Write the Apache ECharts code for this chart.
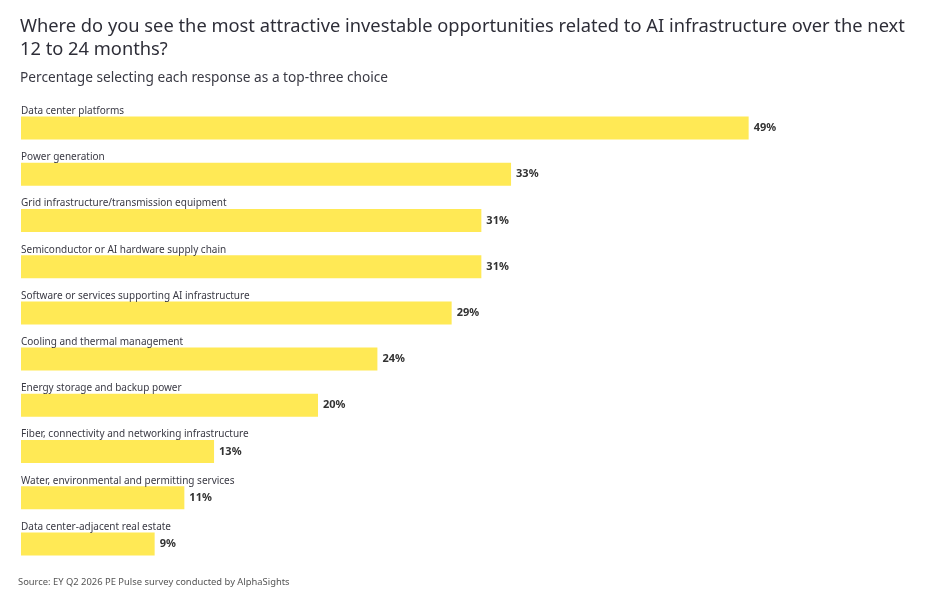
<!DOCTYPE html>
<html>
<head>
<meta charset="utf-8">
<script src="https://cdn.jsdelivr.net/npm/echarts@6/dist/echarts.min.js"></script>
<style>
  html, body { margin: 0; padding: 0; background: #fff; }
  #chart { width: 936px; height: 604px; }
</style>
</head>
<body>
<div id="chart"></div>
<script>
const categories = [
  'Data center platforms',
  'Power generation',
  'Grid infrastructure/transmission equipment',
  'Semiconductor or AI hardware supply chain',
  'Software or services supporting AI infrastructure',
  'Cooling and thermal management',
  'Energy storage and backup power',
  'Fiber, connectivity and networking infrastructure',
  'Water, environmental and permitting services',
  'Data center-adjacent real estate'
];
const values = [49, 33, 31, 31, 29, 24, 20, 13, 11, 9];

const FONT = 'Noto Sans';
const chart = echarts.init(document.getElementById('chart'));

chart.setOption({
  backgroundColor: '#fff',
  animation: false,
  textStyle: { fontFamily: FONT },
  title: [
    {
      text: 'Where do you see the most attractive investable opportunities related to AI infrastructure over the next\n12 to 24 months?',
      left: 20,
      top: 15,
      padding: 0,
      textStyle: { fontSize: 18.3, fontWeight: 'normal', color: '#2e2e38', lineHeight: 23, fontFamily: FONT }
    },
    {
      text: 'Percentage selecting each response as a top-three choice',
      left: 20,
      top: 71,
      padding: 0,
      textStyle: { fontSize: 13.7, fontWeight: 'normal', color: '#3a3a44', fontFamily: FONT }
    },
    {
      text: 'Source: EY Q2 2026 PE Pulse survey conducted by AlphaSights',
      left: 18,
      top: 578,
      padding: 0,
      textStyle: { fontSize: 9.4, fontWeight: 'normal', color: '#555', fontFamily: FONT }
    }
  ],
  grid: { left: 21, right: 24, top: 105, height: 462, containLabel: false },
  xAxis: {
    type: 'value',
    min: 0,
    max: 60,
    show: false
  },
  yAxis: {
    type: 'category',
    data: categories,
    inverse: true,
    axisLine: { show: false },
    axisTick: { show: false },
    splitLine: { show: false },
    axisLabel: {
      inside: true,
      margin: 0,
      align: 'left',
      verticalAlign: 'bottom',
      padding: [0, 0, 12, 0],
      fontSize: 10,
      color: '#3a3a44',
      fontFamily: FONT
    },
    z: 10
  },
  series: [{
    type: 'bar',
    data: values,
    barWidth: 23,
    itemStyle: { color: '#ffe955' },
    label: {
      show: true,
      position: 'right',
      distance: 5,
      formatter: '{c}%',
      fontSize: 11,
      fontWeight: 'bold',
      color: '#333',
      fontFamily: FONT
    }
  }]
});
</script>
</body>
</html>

..........

▶ _PROBLEM TO WORK ON_
Pictures are excluded; output everything else in the data verbatim.

▶ _COMPLETED EXERCISE_
Write the Apache ECharts code for this chart.
<!DOCTYPE html>
<html>
<head>
<meta charset="utf-8">
<script src="https://cdn.jsdelivr.net/npm/echarts@6/dist/echarts.min.js"></script>
<style>
  html, body { margin: 0; padding: 0; background: #fff; }
  #chart { width: 936px; height: 604px; }
</style>
</head>
<body>
<div id="chart"></div>
<script>
const categories = [
  'Data center platforms',
  'Power generation',
  'Grid infrastructure/transmission equipment',
  'Semiconductor or AI hardware supply chain',
  'Software or services supporting AI infrastructure',
  'Cooling and thermal management',
  'Energy storage and backup power',
  'Fiber, connectivity and networking infrastructure',
  'Water, environmental and permitting services',
  'Data center-adjacent real estate'
];
const values = [49, 33, 31, 31, 29, 24, 20, 13, 11, 9];

const FONT = 'Noto Sans';
const chart = echarts.init(document.getElementById('chart'));

chart.setOption({
  backgroundColor: '#fff',
  animation: false,
  textStyle: { fontFamily: FONT },
  title: [
    {
      text: 'Where do you see the most attractive investable opportunities related to AI infrastructure over the next\n12 to 24 months?',
      left: 20,
      top: 15,
      padding: 0,
      textStyle: { fontSize: 18.3, fontWeight: 'normal', color: '#2e2e38', lineHeight: 23, fontFamily: FONT }
    },
    {
      text: 'Percentage selecting each response as a top-three choice',
      left: 20,
      top: 71,
      padding: 0,
      textStyle: { fontSize: 13.7, fontWeight: 'normal', color: '#3a3a44', fontFamily: FONT }
    },
    {
      text: 'Source: EY Q2 2026 PE Pulse survey conducted by AlphaSights',
      left: 18,
      top: 578,
      padding: 0,
      textStyle: { fontSize: 9.4, fontWeight: 'normal', color: '#555', fontFamily: FONT }
    }
  ],
  grid: { left: 21, right: 24, top: 105, height: 462, containLabel: false },
  xAxis: {
    type: 'value',
    min: 0,
    max: 60,
    show: false
  },
  yAxis: {
    type: 'category',
    data: categories,
    inverse: true,
    axisLine: { show: false },
    axisTick: { show: false },
    splitLine: { show: false },
    axisLabel: {
      inside: true,
      margin: 0,
      align: 'left',
      verticalAlign: 'bottom',
      padding: [0, 0, 12, 0],
      fontSize: 10,
      color: '#3a3a44',
      fontFamily: FONT
    },
    z: 10
  },
  series: [{
    type: 'bar',
    data: values,
    barWidth: 23,
    itemStyle: { color: '#ffe955' },
    label: {
      show: true,
      position: 'right',
      distance: 5,
      formatter: '{c}%',
      fontSize: 11,
      fontWeight: 'bold',
      color: '#333',
      fontFamily: FONT
    }
  }]
});
</script>
</body>
</html>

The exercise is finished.